Dear Credit Card Adviser,
Is it true that if you make two credit card payments in a month, only the first one can be used toward the interest payment? And, if so, who do you report it to if the credit card company is not doing this?
That’s almost right. The Credit Card Accountability, Responsibility and Disclosure Act of 2009 made significant changes to how issuers can apply credit card payments to the consumer’s advantage.
Any excess amount beyond the minimum payment must be applied to the balance with the highest interest rate. Before, credit card companies would apply any amount past the minimum payment to the balance with the lowest interest rate. That way, they could make more money off of interest from you.
The balance includes the principal (how much you charged, took out as a cash advance or transferred to the card) and the interest accrued that month based on the principal and any fees.
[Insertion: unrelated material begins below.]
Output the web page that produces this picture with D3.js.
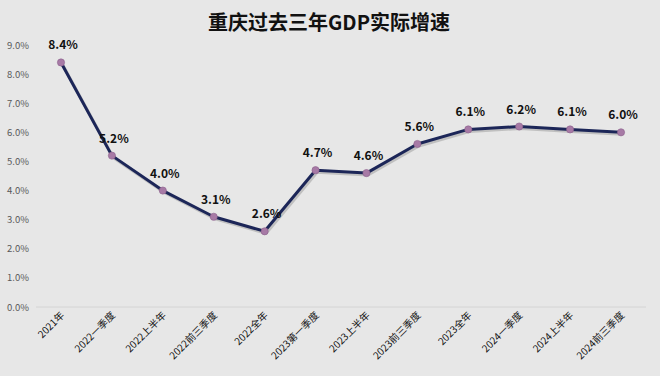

You cannot pay just the interest, and typically issuers don’t allow you to pay ahead on credit cards like they do with installment loans.
So, how do you have more than one interest rate on the same credit card? This happens when one credit card has different annual percentage rates, or APRs, for different types of transactions, such as new purchases, balance transfers and cash advances. Here’s an example:
Hypothetical credit card balance
|Cash advance balance:||$500 with a 20% rate|
|Balance transfer balance:||$200 with a 17% rate|
|New purchase balance:||$300 with a 15% rate|
|Total credit card balance:||$1,000|
Any payment amount left over after the minimum payment is applied must go toward the $500 balance from the cash advance because it has the highest interest rate. Once that’s paid off, any excess payment will go to the $200 balance because it carries the next highest rate, even though it’s a smaller balance.
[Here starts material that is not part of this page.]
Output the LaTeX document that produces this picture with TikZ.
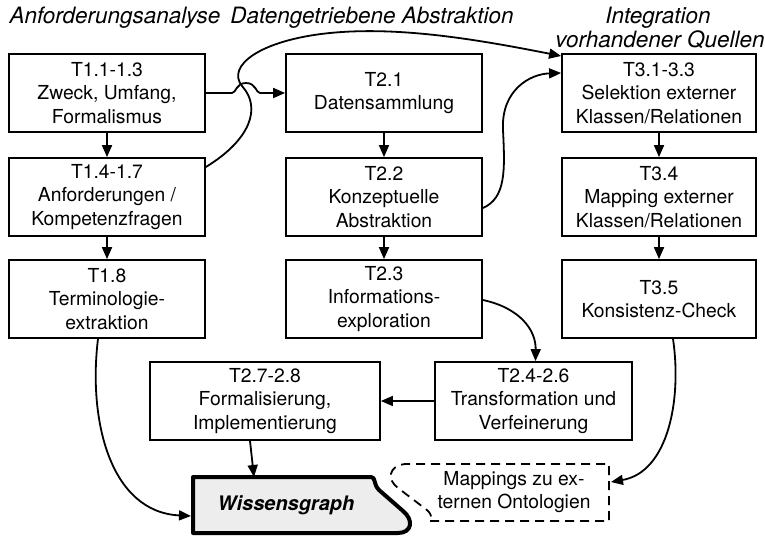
\documentclass[tikz,border=0pt]{standalone}
\usepackage{fontspec}
\setmainfont{TeX Gyre Heros}
\usetikzlibrary{arrows.meta}
\begin{document}
\begin{tikzpicture}[x=1pt,y=-1pt,
  box/.style={draw=black,line width=1.8pt,minimum width=196pt,minimum height=78pt,inner sep=0pt,align=center,font=\fontsize{19.3}{23.5}\selectfont},
  hdr/.style={anchor=base,font=\fontsize{22.5}{25}\selectfont\itshape},
  conn/.style={line width=1.8pt,-{Triangle[length=12pt,width=10pt]}},
  plain/.style={line width=1.8pt}]
\useasboundingbox (0,0) rectangle (765,537);
% headers
\node[hdr] (h1) at (115,24) {Anforderungsanalyse};
\node[hdr] (h2) at (372,24) {Datengetriebene Abstraktion};
\node[hdr] (h3a) at (658,24) {Integration};
\node[hdr] (h3b) at (660,48) {vorhandener Quellen};
% boxes
\node[box] (t11) at (107,93) {T1.1-1.3\\Zweck, Umfang,\\Formalismus};
\node[box] (t14) at (107,197) {T1.4-1.7\\Anforderungen /\\Kompetenzfragen};
\node[box] (t18) at (107,299) {T1.8\\Terminologie-\\extraktion};
\node[box] (t21) at (384,93) {T2.1\\Datensammlung};
\node[box] (t22) at (384,197) {T2.2\\Konzeptuelle\\Abstraktion};
\node[box] (t23) at (384,299) {T2.3\\Informations-\\exploration};
\node[box,minimum width=194pt] (t31) at (659,93) {T3.1-3.3\\Selektion externer\\Klassen/Relationen};
\node[box,minimum width=194pt] (t34) at (659,197) {T3.4\\Mapping externer\\Klassen/Relationen};
\node[box,minimum width=194pt] (t35) at (659,299) {T3.5\\Konsistenz-Check};
\node[box,minimum width=230pt] (t27) at (265,401) {T2.7-2.8\\Formalisierung,\\Implementierung};
\node[box,minimum width=197pt] (t24) at (533.5,401) {T2.4-2.6\\Transformation und\\Verfeinerung};
% Wissensgraph shape
\draw[line width=4pt,fill=black!7,line join=round]
  (193,477) -- (371,477) .. controls (376,477) and (373,484) .. (379,490)
  -- (403,511) .. controls (414,520) and (412,533) .. (398,533)
  -- (193,533) -- cycle;
\node[font=\fontsize{20}{24}\selectfont\bfseries\itshape] (wg) at (286,505) {Wissensgraph};
\coordinate (wgtop) at (254,477);
\coordinate (wgleft) at (191,516);
% Mappings shape
\draw[line width=1.8pt,dash pattern=on 9pt off 6pt]
  (430,521) -- (609,521) -- (609,464) -- (405,464)
  .. controls (388,466) and (387,480) .. (398,488)
  -- (423,507) .. controls (431,512) and (433,518) .. (430,521);
\node[align=center,font=\fontsize{19.3}{23.5}\selectfont] (map) at (514,492) {Mappings zu ex-\\ternen Ontologien};
\coordinate (mapright) at (611,482);
% straight arrows
\draw[conn] (t11) -- (t14);
\draw[conn] (t14) -- (t18);
\draw[conn] (t21) -- (t22);
\draw[conn] (t22) -- (t23);
\draw[conn] (t31) -- (t34);
\draw[conn] (t34) -- (t35);
\draw[conn] (t24) -- (t27);
\draw[conn] ([xshift=-15pt]t27.south) -- (wgtop);
% hop arrow T1.1 -> T2.1
\draw[conn] (t11.east) -- (232,93) .. controls (236,93) and (236,83) .. (246,83)
  .. controls (256,83) and (256,93) .. (260,93) -- (t21.west);
% T1.4 -> T3.1
\draw[conn] ([yshift=30pt]t14.east) .. controls (250,140) and (262,108) .. (242,86)
  .. controls (226,66) and (260,40) .. (330,33)
  .. controls (400,26) and (480,40) .. ([yshift=37pt]t31.west);
% T2.2 -> T3.1
\draw[conn] ([yshift=-11pt]t22.east) .. controls (506,198) and (505,170) .. (503,130)
  .. controls (501,90) and (530,74) .. ([yshift=20pt]t31.west);
% T2.3 -> T2.4
\draw[conn] ([yshift=-1pt]t23.east) .. controls (520,308) and (536,330) .. ([xshift=2pt]t24.north);
% T1.8 -> Wissensgraph
\draw[conn] ([xshift=-9pt]t18.south) .. controls (88,420) and (110,512) .. (wgleft);
% T3.5 -> Mappings
\draw[conn] ([xshift=14pt]t35.south) .. controls (682,400) and (668,472) .. (mapright);
\end{tikzpicture}
\end{document}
The minimum payment itself typically goes to the balance with the lowest interest rate, because issuers want to make as much money off of the higher interest rates as possible. Check the fine print for an explanation of how your specific issuer applies minimum payments.
You can’t pay off only future interest on a revolving account, since interest charges are calculated anew.
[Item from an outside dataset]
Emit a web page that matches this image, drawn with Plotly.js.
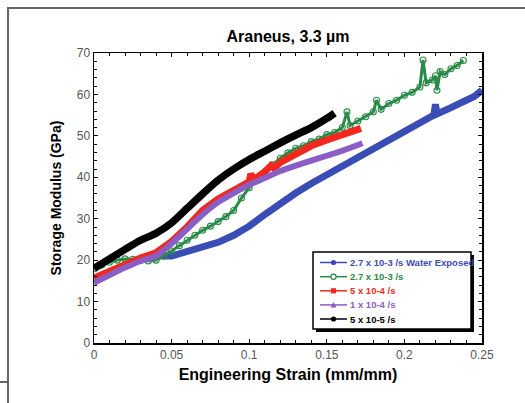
<!DOCTYPE html>
<html>
<head>
<meta charset="utf-8">
<script src="https://cdn.plot.ly/plotly-3.0.1.min.js"></script>
<style>
  html, body { margin: 0; padding: 0; background: #fff; }
  #wrap { position: relative; width: 525px; height: 403px; overflow: hidden; }
  #chart { position: absolute; left: 0; top: 0; width: 525px; height: 403px; }
  .fr { position: absolute; background: #666; }
</style>
</head>
<body>
<div id="wrap">
  <div id="chart"></div>
  <div class="fr" style="left:7px; top:7px; width:2px; height:396px;"></div>
  <div class="fr" style="left:7px; top:7px; width:518px; height:2px;"></div>
  <div class="fr" style="left:0px; top:381px; width:8px; height:2px;"></div>
</div>
<script>
// ---- Data ----
const seriesNames = [
  "2.7 x 10-3 /s Water Exposed",
  "2.7 x 10-3 /s",
  "5 x 10-4 /s",
  "1 x 10-4 /s",
  "5 x 10-5 /s"
];
const seriesColors = ["#3a4db5", "#2a8a48", "#f0281e", "#8a5ec4", "#000000"];

const strainWater = [0.03, 0.04, 0.05, 0.06, 0.07, 0.08, 0.09, 0.10, 0.11, 0.12, 0.13, 0.14, 0.15, 0.16, 0.17, 0.18, 0.19, 0.20, 0.21, 0.219, 0.22, 0.221, 0.23, 0.24, 0.245, 0.25];
const modWater    = [20.5, 21.0, 21.0, 22.0, 23.2, 24.3, 26.0, 28.2, 31.0, 33.8, 36.2, 38.5, 40.6, 42.6, 44.6, 46.6, 48.6, 50.8, 53.0, 55.0, 57.6, 55.3, 56.8, 58.3, 59.5, 61.0];

const strainFast = [0, 0.005, 0.01, 0.015, 0.02, 0.025, 0.03, 0.035, 0.04, 0.045, 0.05, 0.055, 0.06, 0.065, 0.07, 0.075, 0.08, 0.085, 0.09, 0.095, 0.10, 0.105, 0.11, 0.115, 0.12, 0.125,
  0.13, 0.135, 0.14, 0.145, 0.15, 0.155, 0.16, 0.163, 0.165, 0.17, 0.175, 0.18, 0.182, 0.185, 0.19, 0.195, 0.20, 0.205, 0.21, 0.212, 0.214, 0.218, 0.22, 0.221, 0.223, 0.226, 0.23, 0.234, 0.238];
const modFast    = [18.0, 18.8, 19.5, 20.0, 20.3, 20.2, 20.0, 19.8, 20.0, 21.0, 22.2, 23.5, 24.8, 26.0, 27.2, 28.2, 29.3, 30.5, 32.0, 35.0, 37.5, 39.5, 41.3, 43.0, 44.6, 45.9,
  47.0, 47.6, 48.6, 49.2, 50.3, 50.8, 52.0, 55.8, 52.5, 53.6, 54.6, 55.8, 58.6, 56.4, 57.8, 58.6, 59.8, 60.5, 61.8, 68.3, 62.8, 63.5, 64.5, 61.0, 65.5, 64.8, 66.2, 67.0, 68.2];

const strainMid = [0, 0.01, 0.02, 0.03, 0.04, 0.05, 0.06, 0.07, 0.08, 0.09, 0.10, 0.101, 0.103, 0.11, 0.114, 0.116, 0.12, 0.13, 0.14, 0.15, 0.16, 0.172];
const modMid    = [15.7, 17.4, 19.0, 20.5, 21.8, 24.5, 28.0, 32.0, 34.8, 36.8, 38.9, 40.8, 39.4, 41.3, 42.8, 42.2, 43.6, 45.6, 47.6, 49.0, 50.3, 51.8];

const strainSlow = [0, 0.01, 0.02, 0.03, 0.04, 0.05, 0.06, 0.07, 0.08, 0.09, 0.10, 0.11, 0.12, 0.13, 0.14, 0.15, 0.16, 0.173];
const modSlow    = [14.5, 16.4, 18.2, 19.8, 21.0, 24.0, 27.5, 31.0, 34.0, 36.2, 38.2, 39.8, 41.5, 42.8, 44.0, 45.2, 46.4, 48.2];

const strainSlowest = [0, 0.01, 0.02, 0.03, 0.04, 0.05, 0.06, 0.07, 0.08, 0.09, 0.10, 0.11, 0.12, 0.13, 0.14, 0.15, 0.155];
const modSlowest    = [18.0, 20.3, 22.6, 24.8, 26.5, 29.0, 32.5, 36.0, 39.3, 42.0, 44.3, 46.3, 48.3, 50.2, 52.0, 54.2, 55.5];

const xTickVals = [0, 0.05, 0.1, 0.15, 0.2, 0.25];
const xTickText = ["0", "0.05", "0.1", "0.15", "0.2", "0.25"];
const yTickVals = [0, 10, 20, 30, 40, 50, 60, 70];

// ---- Layout constants (pixels) ----
const W = 525, H = 403;
const M = {l: 94, r: 43, t: 53, b: 60};
const PW = W - M.l - M.r, PH = H - M.t - M.b;
const px = x => (x - M.l) / PW;      // pixel -> paper x
const py = y => (H - M.b - y) / PH;  // pixel -> paper y

const lineWidths = [7, 3, 7, 6, 7.5];
const lineShapes = ["linear", "linear", "linear", "spline", "spline"];
const markerSym = ["circle", "circle-open", "square", "triangle-up", "circle"];

const xs = [strainWater, strainFast, strainMid, strainSlow, strainSlowest];
const ys = [modWater, modFast, modMid, modSlow, modSlowest];

const traces = xs.map((x, i) => ({
  type: "scatter",
  mode: i === 1 ? "lines+markers" : "lines",
  x: x, y: ys[i],
  name: seriesNames[i],
  showlegend: false,
  line: {color: seriesColors[i], width: lineWidths[i], shape: lineShapes[i], smoothing: 0.6},
  marker: {symbol: "circle-open", size: 6, color: seriesColors[i], line: {width: 1.1}}
}));

// ---- Custom legend (shapes + annotations) ----
const shapes = [];
const annotations = [];
const LB = {x0: 313, y0: 252, x1: 471, y1: 329};
shapes.push({type: "rect", xref: "paper", yref: "paper", layer: "above",
  x0: px(LB.x0 + 3), x1: px(LB.x1 + 3), y0: py(LB.y1 + 3), y1: py(LB.y0 + 3),
  fillcolor: "#000", line: {width: 0}});
shapes.push({type: "rect", xref: "paper", yref: "paper", layer: "above",
  x0: px(LB.x0), x1: px(LB.x1), y0: py(LB.y1), y1: py(LB.y0),
  fillcolor: "#fff", line: {color: "#000", width: 1.5}});
const rowY = [262.5, 276.7, 290.8, 304.9, 319.0];
seriesNames.forEach((nm, i) => {
  const yy = rowY[i];
  shapes.push({type: "line", xref: "paper", yref: "paper", layer: "above",
    x0: px(320), x1: px(347), y0: py(yy), y1: py(yy),
    line: {color: seriesColors[i], width: 1.5}});
  const c = 333.5, r = 2.6;
  if (markerSym[i] === "square") {
    shapes.push({type: "rect", xref: "paper", yref: "paper", layer: "above",
      x0: px(c - r), x1: px(c + r), y0: py(yy + r), y1: py(yy - r),
      fillcolor: seriesColors[i], line: {width: 0}});
  } else if (markerSym[i] === "triangle-up") {
    shapes.push({type: "path", xref: "paper", yref: "paper", layer: "above",
      path: `M ${px(c - 3)} ${py(yy + 2.5)} L ${px(c + 3)} ${py(yy + 2.5)} L ${px(c)} ${py(yy - 3)} Z`,
      fillcolor: seriesColors[i], line: {width: 0}});
  } else {
    const open = markerSym[i] === "circle-open";
    shapes.push({type: "circle", xref: "paper", yref: "paper", layer: "above",
      x0: px(c - r), x1: px(c + r), y0: py(yy + r), y1: py(yy - r),
      fillcolor: open ? "#fff" : seriesColors[i],
      line: {color: seriesColors[i], width: open ? 1.2 : 0}});
  }
  annotations.push({xref: "paper", yref: "paper", x: px(348), y: py(yy),
    xanchor: "left", yanchor: "middle", showarrow: false, text: "<b>" + nm + "</b>",
    font: {family: "Liberation Sans, Arial", size: 9.5, color: seriesColors[i]}});
});

const axisCommon = {
  showline: true, linecolor: "#000", linewidth: 1.5, mirror: "ticks",
  ticks: "inside", ticklen: 4, tickwidth: 1, tickcolor: "#000",
  showgrid: false, zeroline: false,
  tickfont: {family: "Liberation Sans, Arial", size: 12, color: "#555"}
};

const layout = {
  width: W, height: H,
  margin: M,
  paper_bgcolor: "rgba(0,0,0,0)",
  plot_bgcolor: "#fff",
  showlegend: false,
  title: {text: "<b>Araneus, 3.3 µm</b>", x: 0.5, xref: "paper", y: 1 - 36 / H, yanchor: "middle",
    font: {family: "Liberation Sans, Arial", size: 16, color: "#000"}},
  xaxis: Object.assign({}, axisCommon, {
    range: [0, 0.25], tickvals: xTickVals, ticktext: xTickText,
    minor: {dtick: 0.01, tick0: 0, ticks: "inside", ticklen: 3, tickcolor: "#000", showgrid: false},
    title: {text: "<b>Engineering Strain (mm/mm)</b>", standoff: 8,
      font: {family: "Liberation Sans, Arial", size: 16, color: "#000"}}
  }),
  yaxis: Object.assign({}, axisCommon, {
    range: [0, 70], tickvals: yTickVals,
    minor: {dtick: 2, tick0: 0, ticks: "inside", ticklen: 3, tickcolor: "#000", showgrid: false},
    title: {text: "<b>Storage Modulus (GPa)</b>", standoff: 12,
      font: {family: "Liberation Sans, Arial", size: 14, color: "#000"}}
  }),
  shapes: shapes,
  annotations: annotations
};

Plotly.newPlot("chart", traces, layout, {staticPlot: true, displayModeBar: false});
</script>
</body>
</html>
There is one exception to the CARD Act’s excess payment rule: If you buy something under a delayed interest plan — such as “no interest if paid in full in six months” offer — then you can choose to apply your excess payment to that balance instead of the balance with the highest interest rate, so you can take advantage of the deferred interest.
Otherwise, the credit card company is required to apply the two payments before the delayed interest period ends to the delayed interest balance, in their entirety.
If you think your credit card company is not applying your credit card payments correctly, contact them first to log your complaint. If the issuer does not change their payment practice, you can file a complaint with the Consumer Financial Protection Bureau online.
The bureau, charged with safeguarding consumers when it comes to financial products, will act as a mediator for your complaint. It will forward your complaint to the card-issuing bank and monitor how long it takes for the bank to resolve the issue. Good luck!